Since this $100 million development was announced, the project, earmarked for Carlisle Bay, off Bay Street in The City, has triggered considerable debate. There have been expressions of concern from various interests, including the Barbados National Trust, especially in relation to likely negative consequences on the surrounding environment. The need for an Environmental Impact Assessment (EIA) to be carried out and the findings of the study made public before final government approval was given, was particularly emphasized.
Last week, Prime Minister Freundel Stuart, who holds responsibility for town planning, indicated he was close to giving the go-ahead for the start of the project. No mention was made that an EIA had been carried out, but Stuart did say “this permission will be subject to all the necessary conditions” being met to protect the interests of the wider Barbadian community. More specific details are required as the statement raises obvious questions.
Yesterday, Dame Billie Miller, former Deputy Prime Minister and long-time parliamentary representative for the City, entered the debate and raised a number of concerns during a call to the Down to Brass Tacks radio talk show.

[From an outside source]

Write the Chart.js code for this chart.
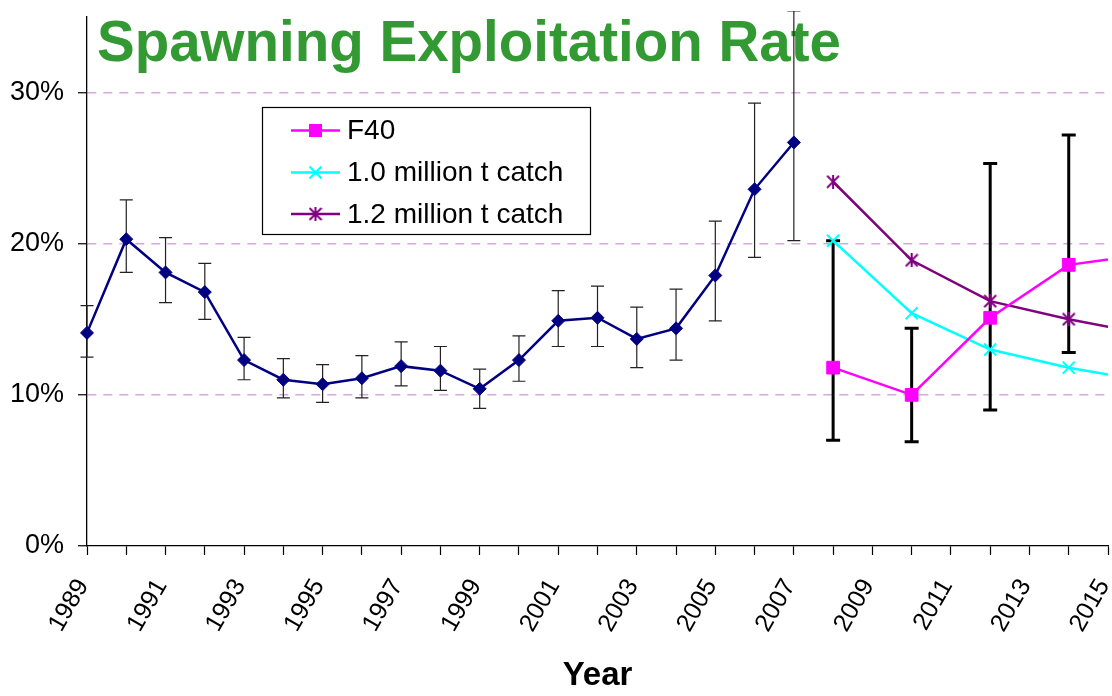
<!DOCTYPE html>
<html>
<head>
<meta charset="utf-8">
<title>Spawning Exploitation Rate</title>
<script src="https://cdn.jsdelivr.net/npm/chart.js@4.4.0/dist/chart.umd.min.js"></script>
<style>
  html, body { margin: 0; padding: 0; background: #fff; }
  #wrap { width: 1112px; height: 696px; }
</style>
</head>
<body>
<div id="wrap"><canvas id="myChart" width="1112" height="696"></canvas></div>
<script>
// assessment years, exploitation rate (%) and its error range
var years = [1989, 1990, 1991, 1992, 1993, 1994, 1995, 1996, 1997, 1998,
             1999, 2000, 2001, 2002, 2003, 2004, 2005, 2006, 2007];
var rate = [14.1, 20.3, 18.1, 16.8, 12.3, 11.0, 10.7, 11.1, 11.9, 11.6,
            10.4, 12.3, 14.9, 15.1, 13.7, 14.4, 17.9, 23.6, 26.7];
var rateLow = [12.5, 18.1, 16.1, 15.0, 11.0, 9.8, 9.5, 9.8, 10.6, 10.3,
               9.1, 10.9, 13.2, 13.2, 11.8, 12.3, 14.9, 19.1, 20.2];
var rateHigh = [15.9, 22.9, 20.4, 18.7, 13.8, 12.4, 12.0, 12.6, 13.5, 13.2,
                11.7, 13.9, 16.9, 17.2, 15.8, 17.0, 21.5, 29.3, 35.4];

// projections
var projYears = [2008, 2010, 2012, 2014, 2016];
var f40 = [11.8, 10.0, 15.1, 18.6, 19.3];
var catch10 = [20.2, 15.4, 13.0, 11.8, 10.9];
var catch12 = [24.1, 18.9, 16.2, 15.0, 14.0];
var projLow = [7.0, 6.9, 9.0, 12.8];
var projHigh = [20.2, 14.4, 25.3, 27.2];

var seriesNames = ['F40', '1.0 million t catch', '1.2 million t catch'];
var yTicks = [0, 10, 20, 30];
var labelYears = [1989, 1991, 1993, 1995, 1997, 1999, 2001, 2003, 2005, 2007, 2009, 2011, 2013, 2015];

var FONT = '"Liberation Sans", Arial, Helvetica, sans-serif';
Chart.defaults.font.family = FONT;
Chart.defaults.color = '#000';

function makeAsterisk(color, size) {
    var c = document.createElement('canvas');
    c.width = size;
    c.height = size;
    var g = c.getContext('2d');
    g.strokeStyle = color;
    g.lineWidth = 2;
    g.beginPath();
    g.moveTo(1, 1); g.lineTo(size - 1, size - 1);
    g.moveTo(size - 1, 1); g.lineTo(1, size - 1);
    g.moveTo(size / 2, 0); g.lineTo(size / 2, size);
    g.stroke();
    return c;
}
var asterisk = makeAsterisk('#800080', 14);

function pts(xs, ys) {
    return xs.map(function (x, i) { return { x: x, y: ys[i] }; });
}

// big green heading sitting inside the plot
var headingPlugin = {
    id: 'heading',
    beforeDatasetsDraw: function (chart) {
        var ctx = chart.ctx;
        ctx.save();
        ctx.font = 'bold 56.5px ' + FONT;
        ctx.fillStyle = '#339933';
        ctx.textBaseline = 'alphabetic';
        ctx.fillText('Spawning Exploitation Rate', 97, 61);
        ctx.restore();
    }
};

// vertical whiskers with caps, cut off a little above the plot
var errorBarPlugin = {
    id: 'errorBars',
    beforeDatasetsDraw: function (chart) {
        var ctx = chart.ctx, xs = chart.scales.x, ys = chart.scales.y;
        var area = chart.chartArea;
        function whisker(xv, lo, hi, w, cap, color) {
            var px = xs.getPixelForValue(xv);
            var y1 = ys.getPixelForValue(lo), y2 = ys.getPixelForValue(hi);
            ctx.strokeStyle = color;
            ctx.lineWidth = w;
            ctx.beginPath();
            ctx.moveTo(px, y1); ctx.lineTo(px, y2);
            ctx.moveTo(px - cap, y1); ctx.lineTo(px + cap, y1);
            ctx.moveTo(px - cap, y2); ctx.lineTo(px + cap, y2);
            ctx.stroke();
        }
        ctx.save();
        ctx.beginPath();
        ctx.rect(area.left - 20, area.top - 6, area.right - area.left + 20, area.bottom - area.top + 6);
        ctx.clip();
        years.forEach(function (yr, i) {
            whisker(yr, rateLow[i], rateHigh[i], 1.2, 6.5, '#222');
        });
        projLow.forEach(function (lo, i) {
            whisker(projYears[i], lo, projHigh[i], 3, 7, '#000');
        });
        ctx.restore();
    }
};

// boxed legend for the projection lines
var legendBoxPlugin = {
    id: 'legendBox',
    afterDatasetsDraw: function (chart) {
        var ctx = chart.ctx;
        var colors = ['#FF00FF', '#00FFFF', '#800080'];
        var rows = [130.5, 172.5, 214];
        ctx.save();
        ctx.fillStyle = '#fff';
        ctx.fillRect(262, 107, 328, 127);
        ctx.strokeStyle = '#000';
        ctx.lineWidth = 1.2;
        ctx.strokeRect(262.5, 107.5, 328, 127);
        ctx.font = '28px ' + FONT;
        ctx.textBaseline = 'middle';
        seriesNames.forEach(function (name, i) {
            var y = rows[i];
            ctx.strokeStyle = colors[i];
            ctx.lineWidth = 2.5;
            ctx.beginPath();
            ctx.moveTo(291, y); ctx.lineTo(340, y);
            ctx.stroke();
            var mx = 315.5;
            if (i === 0) {
                ctx.fillStyle = colors[i];
                ctx.fillRect(mx - 6.5, y - 6.5, 13, 13);
            } else if (i === 1) {
                ctx.lineWidth = 2;
                ctx.beginPath();
                ctx.moveTo(mx - 6, y - 6); ctx.lineTo(mx + 6, y + 6);
                ctx.moveTo(mx + 6, y - 6); ctx.lineTo(mx - 6, y + 6);
                ctx.stroke();
            } else {
                ctx.drawImage(asterisk, mx - 7, y - 7);
            }
            ctx.fillStyle = '#000';
            ctx.fillText(name, 347, y + 1);
        });
        ctx.restore();
    }
};

var ctxChart = document.getElementById('myChart').getContext('2d');
var myChart = new Chart(ctxChart, {
    type: 'line',
    data: {
        datasets: [{
            label: 'Exploitation rate',
            data: pts(years, rate),
            borderColor: '#000080',
            backgroundColor: '#000080',
            borderWidth: 2.5,
            pointStyle: 'rectRot',
            pointRadius: 6.5,
            pointBorderWidth: 1,
            clip: { left: 10, top: 10, right: 0, bottom: 0 }
        }, {
            label: seriesNames[0],
            data: pts(projYears, f40),
            borderColor: '#FF00FF',
            backgroundColor: '#FF00FF',
            borderWidth: 2.5,
            pointStyle: 'rect',
            pointRadius: 9,
            pointBorderWidth: 1,
            clip: { left: 0, top: 10, right: 0, bottom: 0 }
        }, {
            label: seriesNames[1],
            data: pts(projYears, catch10),
            borderColor: '#00FFFF',
            backgroundColor: '#00FFFF',
            borderWidth: 2.5,
            pointStyle: 'crossRot',
            pointRadius: 8.5,
            pointBorderWidth: 2,
            clip: { left: 0, top: 10, right: 0, bottom: 0 }
        }, {
            label: seriesNames[2],
            data: pts(projYears, catch12),
            borderColor: '#800080',
            backgroundColor: '#800080',
            borderWidth: 2.5,
            pointStyle: asterisk,
            clip: { left: 0, top: 10, right: 0, bottom: 0 }
        }]
    },
    options: {
        responsive: false,
        animation: false,
        layout: { autoPadding: false, padding: { top: 17, right: 4, left: 0, bottom: 0 } },
        plugins: {
            legend: { display: false },
            tooltip: { enabled: false }
        },
        scales: {
            x: {
                type: 'linear',
                min: 1989,
                max: 2015,
                afterBuildTicks: function (axis) {
                    var t = [];
                    for (var v = axis.min; v <= axis.max; v++) t.push({ value: v });
                    axis.ticks = t;
                },
                afterFit: function (axis) {
                    axis.height = 150;
                    axis.paddingLeft = 0;
                    axis.paddingRight = 0;
                },
                ticks: {
                    autoSkip: false,
                    minRotation: 60,
                    maxRotation: 60,
                    padding: 19,
                    labelOffset: -4,
                    font: { size: 25 },
                    color: '#000',
                    callback: function (v) { return labelYears.indexOf(v) >= 0 ? String(v) : ''; }
                },
                grid: { drawOnChartArea: false, tickLength: 9, tickColor: '#000', tickWidth: 1.2 },
                border: { color: '#000', width: 1.3 },
                title: {
                    display: true,
                    text: 'Year',
                    color: '#000',
                    font: { size: 33, weight: 'bold' },
                    padding: { top: 0, bottom: 0 }
                }
            },
            y: {
                min: 0,
                max: 35,
                afterBuildTicks: function (axis) {
                    axis.ticks = yTicks.map(function (v) { return { value: v }; });
                },
                afterFit: function (axis) {
                    axis.width = 87;
                    axis.paddingTop = 0;
                    axis.paddingBottom = 0;
                },
                ticks: {
                    padding: 14,
                    font: { size: 27 },
                    color: '#000',
                    callback: function (v) { return v + '%'; }
                },
                grid: {
                    color: function (c) { return c.tick && c.tick.value === 0 ? 'rgba(0,0,0,0)' : 'rgb(215,165,222)'; },
                    lineWidth: 1.5,
                    tickLength: 9,
                    tickColor: '#000',
                    tickWidth: 1.2
                },
                border: { color: '#000', width: 1.3, dash: [9, 7] }
            }
        }
    },
    plugins: [headingPlugin, errorBarPlugin, legendBoxPlugin]
});
</script>
</body>
</html>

She said, among other things, that construction of the hotel could cause “severe” overload on the Bridgetown sewage system, and possibly lead to raw sewage leaking on to the streets of the City as happened late last year along the south coast.
Miss Miller therefore appealed to Mr Stuart to ensure that a comprehensive EIA was done to provide answers to project-related concerns which include possible destabilization of nearby historic buildings such as the Bethel Methodist Church. Such expressions of concern should not be viewed as opposition to the project, but as a legitimate request for more transparency and accountability to satisfy the public’s right to know.

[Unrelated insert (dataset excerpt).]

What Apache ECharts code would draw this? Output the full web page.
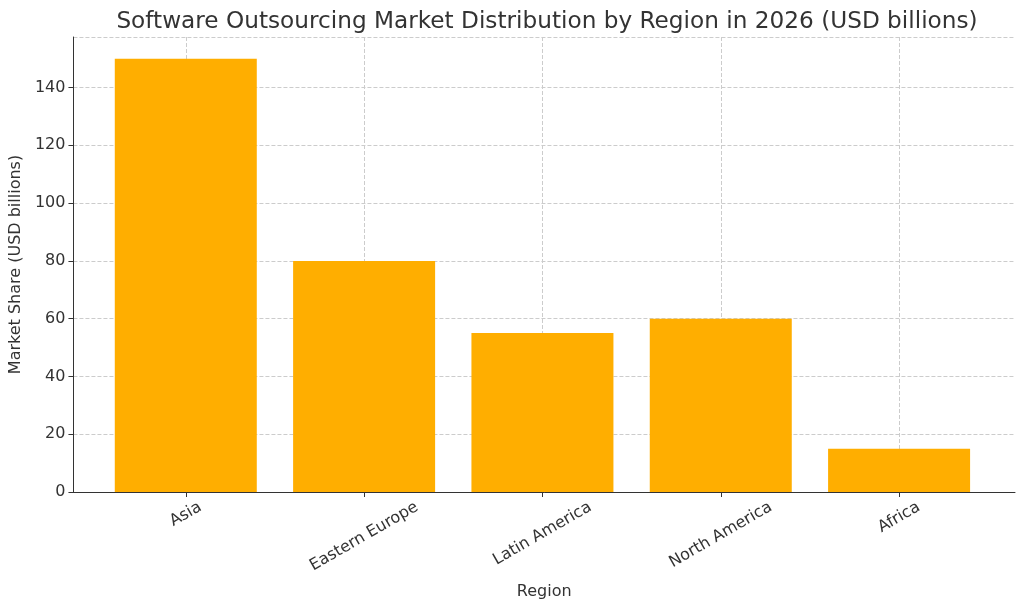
<!DOCTYPE html>
<html><head><meta charset="utf-8">
<script src="https://cdn.jsdelivr.net/npm/echarts@6/dist/echarts.min.js"></script>
<style>html,body{margin:0;padding:0;background:#fff}#c{width:1024px;height:611px}</style>
</head><body><div id="c"></div>
<script>
const categories = ["Asia", "Eastern Europe", "Latin America", "North America", "Africa"];
const values = [150, 80, 55, 60, 15];
const chart = echarts.init(document.getElementById('c'));
const font = 'DejaVu Sans';
const idx = categories.map((_, i) => i);
const ctx = document.createElement('canvas').getContext('2d');
ctx.font = '16px "' + font + '"';
const rich = {};
categories.forEach((c, i) => {
  const d = ctx.measureText(c).width / 4;
  rich['c' + i] = {fontFamily: font, fontSize: 16, color: '#333', padding: [1.73 * d, d, 0, 0]};
});
chart.setOption({
  animation: false,
  title: {text: 'Software Outsourcing Market Distribution by Region in 2026 (USD billions)', left: 542, top: 5, textAlign: 'center',
    textStyle: {fontFamily: font, fontSize: 23.2, fontWeight: 'normal', color: '#333'}},
  grid: {left: 72, right: 9, top: 37, bottom: 119},
  xAxis: {type: 'value', min: -0.63, max: 4.65, name: 'Region', nameLocation: 'middle', nameGap: 92,
    nameTextStyle: {fontFamily: font, fontSize: 16, color: '#333'},
    axisLine: {lineStyle: {color: '#333'}},
    axisTick: {customValues: idx, lineStyle: {color: '#333'}},
    axisLabel: {customValues: idx, formatter: v => { const i = Math.round(v); return categories[i] ? '{c' + i + '|' + categories[i] + '}' : ''; },
      rich: rich, rotate: 30, align: 'center', verticalAlign: 'middle',
      fontFamily: font, fontSize: 16, color: '#333', margin: 14},
    splitLine: {show: true, lineStyle: {type: 'dashed', color: '#ccc'}}},
  yAxis: {type: 'value', min: 0, max: 157.5, interval: 20, name: 'Market Share (USD billions)', nameLocation: 'middle', nameGap: 47,
    nameTextStyle: {fontFamily: font, fontSize: 16, color: '#333'},
    axisLine: {show: true, onZero: false, lineStyle: {color: '#333'}}, axisTick: {show: true, lineStyle: {color: '#333'}},
    axisLabel: {fontFamily: font, fontSize: 16, color: '#333', showMaxLabel: false},
    splitLine: {show: true, lineStyle: {type: 'dashed', color: '#ccc'}}},
  series: [{type: 'bar', data: values.map((v, i) => [i, v]), barWidth: 142, itemStyle: {color: '#FFAE00'}}]
});
</script></body></html>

Just about everyone agrees that Barbados, in its current economic state, needs investment now more than ever. However, in going after investment, care must be taken at all time to ensure that the consequences are such that negatives do not outweigh the positives, especially when dealing with fragile environments.
An EIA describes in a comprehensive way the impact of proposed development on the natural and physical environment and the relationship of people with that environment which includes land, water, air, structures, living organisms, and also social, cultural, and economic aspects. An EIA outlines ways in which any negative impacts in particular will be mitigated to provide reassurance to stakeholders who will be affected.
For the success of this project, which needs public buy-in, it is important that the developers in particular take urgent steps to engage the relevant stakeholders and the general public to provide answers to their concerns. Such a gesture would demonstrate their commitment to the new norms of transparency and accountability. Failure to do so may be interpreted to mean that where stakeholder issues are concerned, Barbados is still very much in the age of “the public be damned”.